══ Exercise materials ══
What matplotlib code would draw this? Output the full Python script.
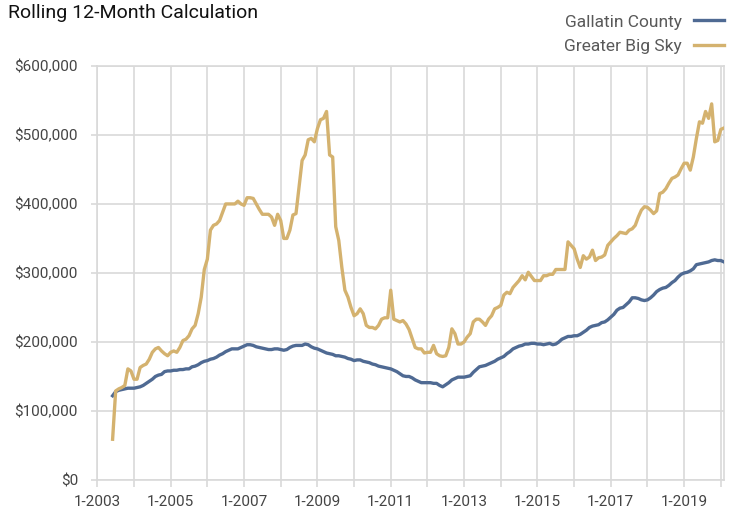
import numpy as np
import matplotlib
matplotlib.use("Agg")
import matplotlib.pyplot as plt

plt.rcParams['font.family'] = ['Roboto', 'DejaVu Sans']

# monthly values, first point = 6-2003
START_YEAR, START_MONTH = 2003, 6

gallatin = [
    122, 128, 130, 131, 132, 133, 133,                                    # 2003
    133, 134, 135, 137, 140, 143, 146, 150, 152, 153, 157, 158,           # 2004
    158, 159, 159, 160, 160, 161, 161, 164, 165, 167, 170, 172,           # 2005
    173, 175, 176, 178, 181, 183, 186, 188, 190, 190, 190, 192,           # 2006
    194, 196, 196, 195, 193, 192, 191, 190, 189, 189, 190, 190,           # 2007
    189, 188, 189, 192, 194, 195, 195, 195, 197, 196, 193, 191,           # 2008
    190, 188, 186, 184, 183, 182, 180, 180, 179, 178, 176, 175,           # 2009
    173, 174, 174, 172, 171, 170, 168, 167, 165, 164, 163, 162,           # 2010
    161, 159, 157, 154, 151, 150, 150, 148, 145, 143, 141, 141,           # 2011
    141, 141, 140, 140, 137, 135, 138, 141, 145, 147, 149, 149,           # 2012
    149, 150, 151, 156, 160, 164, 165, 166, 168, 170, 172, 175,           # 2013
    177, 179, 183, 186, 190, 192, 194, 195, 197, 197, 198, 198,           # 2014
    197, 197, 196, 197, 198, 196, 197, 200, 204, 206, 208, 208,           # 2015
    209, 209, 211, 214, 217, 221, 223, 224, 225, 228, 229, 232,           # 2016
    236, 240, 246, 249, 250, 254, 258, 264, 264, 263, 261, 260,           # 2017
    261, 264, 268, 273, 276, 278, 279, 282, 286, 289, 294, 298,           # 2018
    300, 301, 303, 306, 312, 313, 314, 315, 316, 318, 319, 318,           # 2019
    318, 316,                                                              # 2020
]

big_sky = [
    59, 129, 132, 134, 137, 161, 158,                                     # 2003
    146, 146, 163, 166, 168, 175, 185, 190, 192, 187, 183, 180,           # 2004
    185, 187, 185, 192, 202, 204, 209, 219, 224, 241, 265, 305,           # 2005
    320, 362, 369, 371, 376, 388, 400, 400, 400, 400, 404, 400,           # 2006
    398, 409, 409, 408, 400, 392, 385, 385, 385, 381, 369, 385,           # 2007
    376, 350, 350, 362, 384, 386, 425, 463, 471, 493, 495, 490,           # 2008
    509, 522, 524, 534, 471, 468, 367, 347, 308, 275, 265, 250,           # 2009
    238, 241, 248, 241, 224, 221, 221, 219, 224, 233, 235, 235,           # 2010
    275, 233, 231, 229, 231, 226, 218, 205, 192, 190, 190, 184,           # 2011
    185, 185, 195, 183, 180, 179, 180, 192, 219, 212, 197, 197,           # 2012
    200, 207, 212, 229, 233, 233, 229, 224, 233, 238, 248, 250,           # 2013
    253, 268, 272, 270, 279, 284, 289, 296, 290, 301, 295, 289,           # 2014
    289, 289, 296, 296, 298, 298, 305, 305, 305, 305, 345, 340,           # 2015
    335, 320, 308, 325, 320, 323, 333, 318, 322, 323, 326, 340,           # 2016
    345, 350, 354, 359, 358, 357, 362, 364, 369, 381, 391, 396,           # 2017
    395, 391, 386, 390, 415, 417, 422, 430, 437, 439, 442, 451,           # 2018
    459, 459, 449, 468, 495, 519, 517, 534, 524, 545, 490, 492,           # 2019
    508, 510,                                                              # 2020
]

SERIES = ["Gallatin County", "Greater Big Sky"]
COLORS = ["#4f6a93", "#d4b26f"]
GRID = "#d9d9d9"
TEXT = "#444444"

n = len(gallatin)
x = START_YEAR + (START_MONTH - 1 + np.arange(n)) / 12.0

fig = plt.figure(figsize=(7.29, 5.15), dpi=100)
ax = fig.add_axes([0.1335, 0.068, 0.8595, 0.804])

for vals, name, c in zip([gallatin, big_sky], SERIES, COLORS):
    ax.plot(x, np.array(vals) * 1000, color=c, lw=2.4, label=name,
            solid_joinstyle="round", zorder=3)

years = np.arange(2003, 2021)
ax.set_xticks(years)
ax.set_xticklabels([f"1-{y}" if y % 2 == 1 else "" for y in years])
ax.set_xlim(2003, x[-1])
ax.set_ylim(0, 600000)
ax.set_yticks(np.arange(0, 600001, 100000))
ax.set_yticklabels([f"${v:,.0f}" for v in np.arange(0, 600001, 100000)])

ax.grid(True, color=GRID, lw=1.2, zorder=0)
for sp in ax.spines.values():
    sp.set_color(GRID)
    sp.set_linewidth(1.2)
ax.tick_params(axis="x", color=GRID, width=1.2, length=5, labelsize=11,
               labelcolor=TEXT, pad=6)
ax.tick_params(axis="y", color=GRID, width=1.2, length=4, labelsize=11,
               labelcolor=TEXT, pad=10)

fig.text(0.011, 0.993, "Rolling 12-Month Calculation", fontsize=14,
         color="#111111", va="top", ha="left")

leg = fig.legend(loc="upper right", bbox_to_anchor=(0.993, 0.972),
                 frameon=False, markerfirst=False, fontsize=12.5,
                 handlelength=1.7, labelspacing=0.55, handletextpad=0.7,
                 borderaxespad=0, borderpad=0)
for t in leg.get_texts():
    t.set_color("#595959")

fig.savefig("out.png", dpi=100, facecolor="white")
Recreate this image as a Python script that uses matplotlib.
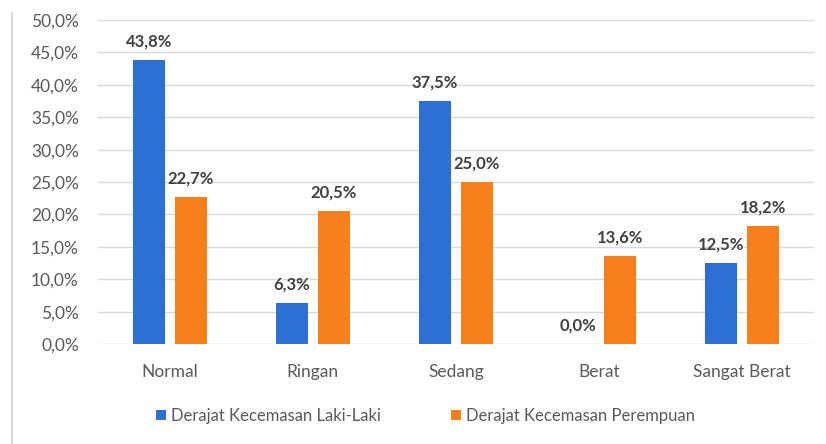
import numpy as np
import matplotlib.pyplot as plt
from matplotlib.ticker import FuncFormatter

plt.rcParams['font.family'] = ['Lato', 'DejaVu Sans']

categories = ["Normal", "Ringan", "Sedang", "Berat", "Sangat Berat"]
laki = [43.8, 6.3, 37.5, 0.0, 12.5]
perempuan = [22.7, 20.5, 25.0, 13.6, 18.2]
series_names = ["Derajat Kecemasan Laki-Laki", "Derajat Kecemasan Perempuan"]

blue = "#2E6FD3"
orange = "#F77F1C"
grey = "#595959"

fig = plt.figure(figsize=(8.26, 4.44), dpi=100)
ax = fig.add_axes([0.119, 0.225, 0.866, 0.73])

x = np.arange(len(categories))
w = 0.225
b1 = ax.bar(x - 0.035 - w / 2, laki, w, color=blue, label=series_names[0], zorder=3)
b2 = ax.bar(x + 0.035 + w / 2, perempuan, w, color=orange, label=series_names[1], zorder=3)

for bars, vals in ((b1, laki), (b2, perempuan)):
    for r, v in zip(bars, vals):
        ax.text(r.get_x() + r.get_width() / 2, v + 1.6, f"{v:.1f}%".replace(".", ","),
                ha="center", va="bottom", fontsize=12, fontweight="bold", color="#404040")

ax.set_xlim(-0.5, len(categories) - 0.5)
ax.set_ylim(0, 50)
ax.set_yticks(np.arange(0, 51, 5))
ax.yaxis.set_major_formatter(FuncFormatter(lambda v, p: f"{v:.1f}%".replace(".", ",")))
ax.set_xticks(x)
ax.set_xticklabels(categories)
ax.tick_params(axis="both", length=0, labelsize=12.5, colors=grey)
ax.tick_params(axis="x", pad=14)
ax.tick_params(axis="y", pad=14)
ax.grid(axis="y", color="#D9D9D9", linewidth=1, zorder=0)
for s in ax.spines.values():
    s.set_visible(False)

ax.legend(loc="upper center", bbox_to_anchor=(0.457, -0.15), ncol=2, frameon=False,
          fontsize=12, handlelength=0.6, handleheight=0.6, handletextpad=0.3,
          columnspacing=4.2, labelcolor=grey)

fig.add_artist(plt.Line2D([0.015, 0.015], [0.0, 0.97], color="#D0D0D0", linewidth=1.2,
                          transform=fig.transFigure))

fig.savefig("out.png", dpi=100)
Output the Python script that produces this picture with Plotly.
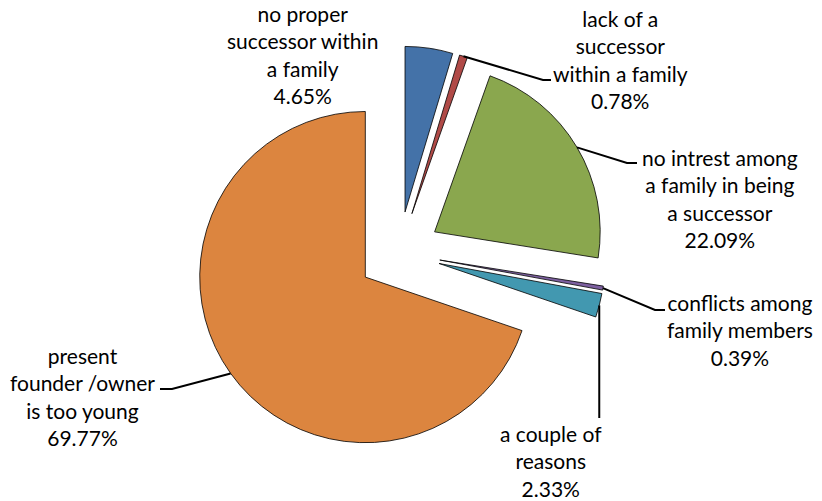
import math
import plotly.graph_objects as go

# ---- data ----
labels = [
    "no proper<br>successor within<br>a family",
    "lack of a<br>successor<br>within a family",
    "no intrest among<br>a family in being<br>a successor",
    "conflicts among<br>family members",
    "a couple of<br>reasons",
    "present<br>founder /owner<br>is too young",
]
values = [4.65, 0.78, 22.09, 0.39, 2.33, 69.77]
colors = ["#4472A8", "#B04A47", "#8AA74E", "#7D60A0", "#4298B0", "#DC853F"]
pull = 0.25

# ---- layout geometry (pixels) ----
FW, FH = 822, 501
L, R, T, B = 0, 24, 46, 41
W, H = FW - L - R, FH - T - B
cx, cy = L + W / 2, T + H / 2
rad = min(W, H) / (2 + 2 * pull)


def paper(px, py):
    return (px - L) / W, 1 - (py - T) / H


# label block centers and leader-line elbows (pixels); None x = vertical drop
label_pos = [(302, 55), (620, 59), (720, 198.5), (740, 330), (551, 461), (82, 396)]
elbows = [
    None,
    [(543, 80), (551, 80)],
    [(627, 163), (637, 163)],
    [(655, 310), (665, 310)],
    [(None, 418)],
    [(172, 389), (160, 389)],
]

fig = go.Figure(
    go.Pie(
        labels=labels,
        values=values,
        sort=False,
        direction="clockwise",
        rotation=0,
        pull=[pull] * len(values),
        marker=dict(colors=colors, line=dict(color="#000000", width=0.8)),
        textinfo="none",
        hoverinfo="skip",
        showlegend=False,
        domain=dict(x=[0, 1], y=[0, 1]),
    )
)

total = sum(values)
cum = 0
annotations = []
shapes = []
for i, v in enumerate(values):
    mid = (cum + v / 2) / total * 2 * math.pi
    cum += v
    sx = cx + rad * (1 + pull) * math.sin(mid)
    sy = cy - rad * (1 + pull) * math.cos(mid)
    lx, ly = label_pos[i]
    xp, yp = paper(lx, ly)
    annotations.append(
        dict(
            x=xp, y=yp, xref="paper", yref="paper",
            text=f"{labels[i]}<br>{v:.2f}%",
            showarrow=False, align="center",
            xanchor="center", yanchor="middle",
            font=dict(family="Lato", size=21, color="#000000"),
        )
    )
    if elbows[i]:
        pts = [(sx, sy)] + [((sx if px is None else px), py) for px, py in elbows[i]]
        path = ""
        for j, (px, py) in enumerate(pts):
            a, b = paper(px, py)
            path += ("M" if j == 0 else "L") + f"{a:.5f},{b:.5f} "
        shapes.append(
            dict(type="path", path=path.strip(), xref="paper", yref="paper",
                 line=dict(color="#000000", width=2))
        )

fig.update_layout(
    width=FW, height=FH,
    margin=dict(l=L, r=R, t=T, b=B, autoexpand=False),
    paper_bgcolor="white", plot_bgcolor="white",
    annotations=annotations, shapes=shapes,
)

fig.write_html("out.html")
═══
* Exercise *
Return only the lines running from the start of the entries above to the line that contains "START_YEAR, START_MONTH = 2003, 6", inclusive, and omit every picture.

* Worked answer *
What matplotlib code would draw this? Output the full Python script.
import numpy as np
import matplotlib
matplotlib.use("Agg")
import matplotlib.pyplot as plt

plt.rcParams['font.family'] = ['Roboto', 'DejaVu Sans']

# monthly values, first point = 6-2003
START_YEAR, START_MONTH = 2003, 6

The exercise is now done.